Copy the lines of the data below exactly, starting at the first and stopping after the line that contains "from matplotlib.patches import Circle"; include no pictures.
-- START Records provided --
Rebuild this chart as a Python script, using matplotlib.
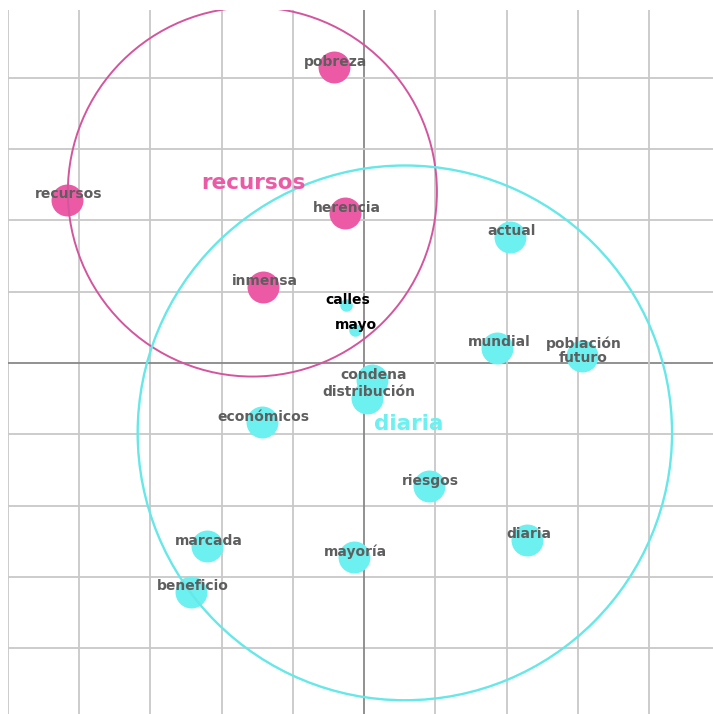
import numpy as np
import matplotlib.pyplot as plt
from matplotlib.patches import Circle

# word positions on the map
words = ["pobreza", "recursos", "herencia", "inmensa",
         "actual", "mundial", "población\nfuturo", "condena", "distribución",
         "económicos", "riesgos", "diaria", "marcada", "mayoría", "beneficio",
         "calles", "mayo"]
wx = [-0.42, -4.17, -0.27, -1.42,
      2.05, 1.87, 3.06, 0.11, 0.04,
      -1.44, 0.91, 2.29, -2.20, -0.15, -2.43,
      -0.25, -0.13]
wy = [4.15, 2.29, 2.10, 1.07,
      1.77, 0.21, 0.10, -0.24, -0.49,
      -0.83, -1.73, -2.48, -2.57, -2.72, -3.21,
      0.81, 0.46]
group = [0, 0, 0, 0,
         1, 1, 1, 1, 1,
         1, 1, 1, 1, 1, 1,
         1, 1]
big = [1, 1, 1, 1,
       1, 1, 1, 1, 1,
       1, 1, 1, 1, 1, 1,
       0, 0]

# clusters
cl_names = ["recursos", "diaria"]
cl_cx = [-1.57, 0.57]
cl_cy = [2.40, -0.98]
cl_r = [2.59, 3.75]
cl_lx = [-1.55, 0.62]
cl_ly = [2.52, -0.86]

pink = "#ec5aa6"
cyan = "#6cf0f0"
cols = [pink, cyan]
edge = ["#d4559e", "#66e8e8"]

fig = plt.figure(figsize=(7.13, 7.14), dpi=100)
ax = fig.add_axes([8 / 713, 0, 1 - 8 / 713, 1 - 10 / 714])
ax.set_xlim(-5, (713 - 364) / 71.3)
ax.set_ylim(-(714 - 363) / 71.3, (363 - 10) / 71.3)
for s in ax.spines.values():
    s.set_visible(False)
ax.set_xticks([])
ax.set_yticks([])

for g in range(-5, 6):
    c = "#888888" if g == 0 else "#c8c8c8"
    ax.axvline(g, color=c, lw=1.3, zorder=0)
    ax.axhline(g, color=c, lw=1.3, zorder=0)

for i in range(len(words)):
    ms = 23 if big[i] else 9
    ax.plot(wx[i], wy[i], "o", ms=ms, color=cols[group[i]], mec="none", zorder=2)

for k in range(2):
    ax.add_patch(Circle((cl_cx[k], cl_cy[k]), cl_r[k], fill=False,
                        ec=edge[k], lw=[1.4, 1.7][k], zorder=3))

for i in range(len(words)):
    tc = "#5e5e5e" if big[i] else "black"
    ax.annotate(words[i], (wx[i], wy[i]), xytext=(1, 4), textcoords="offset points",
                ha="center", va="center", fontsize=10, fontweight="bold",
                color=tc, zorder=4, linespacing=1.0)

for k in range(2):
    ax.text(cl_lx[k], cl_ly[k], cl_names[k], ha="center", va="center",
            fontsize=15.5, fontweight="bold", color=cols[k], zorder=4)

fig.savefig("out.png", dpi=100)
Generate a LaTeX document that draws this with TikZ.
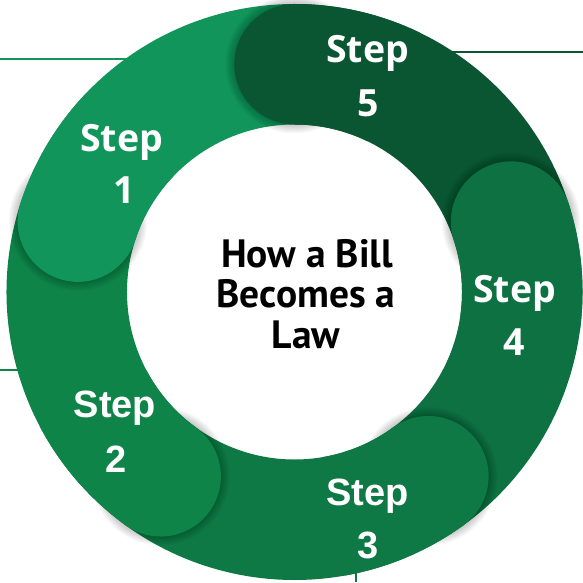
-- END Records provided --
> _Answer for this exercise_:
Rebuild this chart as a Python script, using matplotlib.
import numpy as np
import matplotlib.pyplot as plt
from matplotlib.patches import Circle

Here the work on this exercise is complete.